STATED GOAL.
The records below must be copied in full; omit the images.

SOURCE MATERIAL.

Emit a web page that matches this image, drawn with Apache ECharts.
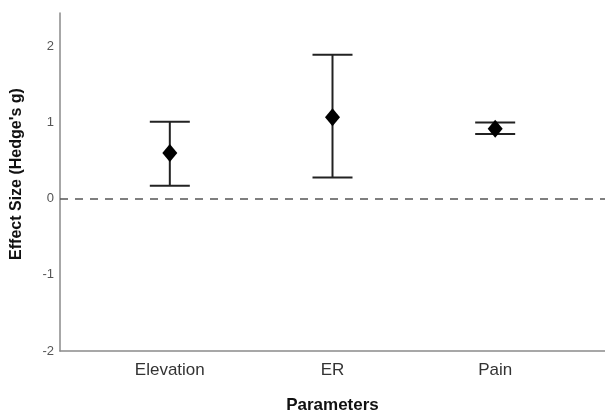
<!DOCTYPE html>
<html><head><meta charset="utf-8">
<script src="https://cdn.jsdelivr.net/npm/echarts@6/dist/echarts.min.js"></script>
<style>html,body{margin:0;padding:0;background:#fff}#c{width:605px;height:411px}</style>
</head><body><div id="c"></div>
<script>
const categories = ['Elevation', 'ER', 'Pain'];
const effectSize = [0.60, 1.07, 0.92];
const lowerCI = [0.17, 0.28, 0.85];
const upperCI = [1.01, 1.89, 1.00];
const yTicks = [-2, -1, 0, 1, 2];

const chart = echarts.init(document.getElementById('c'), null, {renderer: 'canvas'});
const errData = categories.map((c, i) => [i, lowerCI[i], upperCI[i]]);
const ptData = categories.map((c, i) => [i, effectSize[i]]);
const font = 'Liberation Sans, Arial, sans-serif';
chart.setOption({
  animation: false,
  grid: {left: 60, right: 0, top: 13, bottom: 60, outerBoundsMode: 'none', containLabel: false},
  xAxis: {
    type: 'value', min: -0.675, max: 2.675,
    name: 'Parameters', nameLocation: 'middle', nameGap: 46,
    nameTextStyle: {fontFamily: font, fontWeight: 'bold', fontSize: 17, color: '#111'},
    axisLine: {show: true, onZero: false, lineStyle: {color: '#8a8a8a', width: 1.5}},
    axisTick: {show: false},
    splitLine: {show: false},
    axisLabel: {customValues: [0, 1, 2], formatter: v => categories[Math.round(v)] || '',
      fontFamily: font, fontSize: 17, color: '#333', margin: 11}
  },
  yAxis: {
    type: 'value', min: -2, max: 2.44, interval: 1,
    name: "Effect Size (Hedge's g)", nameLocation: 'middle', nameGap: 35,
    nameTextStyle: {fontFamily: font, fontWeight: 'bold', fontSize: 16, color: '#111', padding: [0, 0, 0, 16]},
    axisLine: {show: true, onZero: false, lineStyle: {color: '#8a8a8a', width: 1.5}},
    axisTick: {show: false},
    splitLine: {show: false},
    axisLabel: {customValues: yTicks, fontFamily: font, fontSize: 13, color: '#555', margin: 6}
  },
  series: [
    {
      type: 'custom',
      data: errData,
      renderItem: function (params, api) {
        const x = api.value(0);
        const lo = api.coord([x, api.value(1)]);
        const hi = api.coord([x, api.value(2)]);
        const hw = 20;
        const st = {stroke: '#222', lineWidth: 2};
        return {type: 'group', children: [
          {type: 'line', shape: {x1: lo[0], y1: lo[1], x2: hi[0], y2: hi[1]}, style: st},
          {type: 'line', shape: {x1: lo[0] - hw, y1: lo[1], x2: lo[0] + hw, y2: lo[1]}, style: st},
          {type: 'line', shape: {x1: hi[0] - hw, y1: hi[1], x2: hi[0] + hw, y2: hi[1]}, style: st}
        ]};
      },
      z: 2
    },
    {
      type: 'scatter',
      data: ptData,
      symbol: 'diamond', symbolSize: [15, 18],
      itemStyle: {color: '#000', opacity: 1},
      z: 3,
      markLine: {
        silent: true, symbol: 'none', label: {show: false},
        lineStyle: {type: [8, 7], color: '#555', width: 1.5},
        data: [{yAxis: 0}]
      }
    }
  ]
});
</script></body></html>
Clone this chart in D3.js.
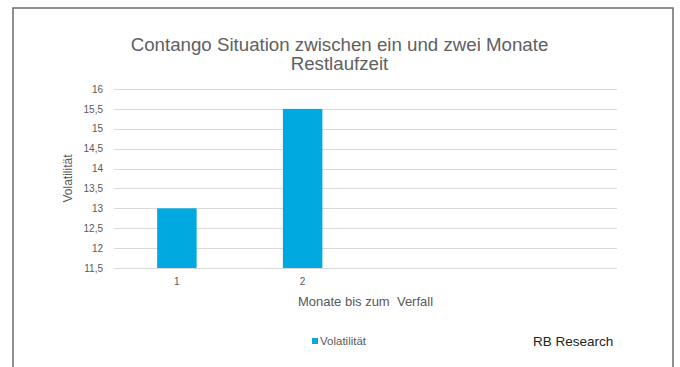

RESPONSE BELOW.
Emit a web page that matches this image, drawn with Apache ECharts.
<!DOCTYPE html>
<html><head><meta charset="utf-8">
<script src="https://cdn.jsdelivr.net/npm/echarts@6/dist/echarts.min.js"></script>
<style>html,body{margin:0;padding:0;background:#fff}#c{width:605px;height:411px}</style>
</head><body><div id="c"></div>
<script>
const categories = ['Elevation', 'ER', 'Pain'];
const effectSize = [0.60, 1.07, 0.92];
const lowerCI = [0.17, 0.28, 0.85];
const upperCI = [1.01, 1.89, 1.00];
const yTicks = [-2, -1, 0, 1, 2];

const chart = echarts.init(document.getElementById('c'), null, {renderer: 'canvas'});
const errData = categories.map((c, i) => [i, lowerCI[i], upperCI[i]]);
const ptData = categories.map((c, i) => [i, effectSize[i]]);
const font = 'Liberation Sans, Arial, sans-serif';
chart.setOption({
  animation: false,
  grid: {left: 60, right: 0, top: 13, bottom: 60, outerBoundsMode: 'none', containLabel: false},
  xAxis: {
    type: 'value', min: -0.675, max: 2.675,
    name: 'Parameters', nameLocation: 'middle', nameGap: 46,
    nameTextStyle: {fontFamily: font, fontWeight: 'bold', fontSize: 17, color: '#111'},
    axisLine: {show: true, onZero: false, lineStyle: {color: '#8a8a8a', width: 1.5}},
    axisTick: {show: false},
    splitLine: {show: false},
    axisLabel: {customValues: [0, 1, 2], formatter: v => categories[Math.round(v)] || '',
      fontFamily: font, fontSize: 17, color: '#333', margin: 11}
  },
  yAxis: {
    type: 'value', min: -2, max: 2.44, interval: 1,
    name: "Effect Size (Hedge's g)", nameLocation: 'middle', nameGap: 35,
    nameTextStyle: {fontFamily: font, fontWeight: 'bold', fontSize: 16, color: '#111', padding: [0, 0, 0, 16]},
    axisLine: {show: true, onZero: false, lineStyle: {color: '#8a8a8a', width: 1.5}},
    axisTick: {show: false},
    splitLine: {show: false},
    axisLabel: {customValues: yTicks, fontFamily: font, fontSize: 13, color: '#555', margin: 6}
  },
  series: [
    {
      type: 'custom',
      data: errData,
      renderItem: function (params, api) {
        const x = api.value(0);
        const lo = api.coord([x, api.value(1)]);
        const hi = api.coord([x, api.value(2)]);
        const hw = 20;
        const st = {stroke: '#222', lineWidth: 2};
        return {type: 'group', children: [
          {type: 'line', shape: {x1: lo[0], y1: lo[1], x2: hi[0], y2: hi[1]}, style: st},
          {type: 'line', shape: {x1: lo[0] - hw, y1: lo[1], x2: lo[0] + hw, y2: lo[1]}, style: st},
          {type: 'line', shape: {x1: hi[0] - hw, y1: hi[1], x2: hi[0] + hw, y2: hi[1]}, style: st}
        ]};
      },
      z: 2
    },
    {
      type: 'scatter',
      data: ptData,
      symbol: 'diamond', symbolSize: [15, 18],
      itemStyle: {color: '#000', opacity: 1},
      z: 3,
      markLine: {
        silent: true, symbol: 'none', label: {show: false},
        lineStyle: {type: [8, 7], color: '#555', width: 1.5},
        data: [{yAxis: 0}]
      }
    }
  ]
});
</script></body></html>
Clone this chart in D3.js.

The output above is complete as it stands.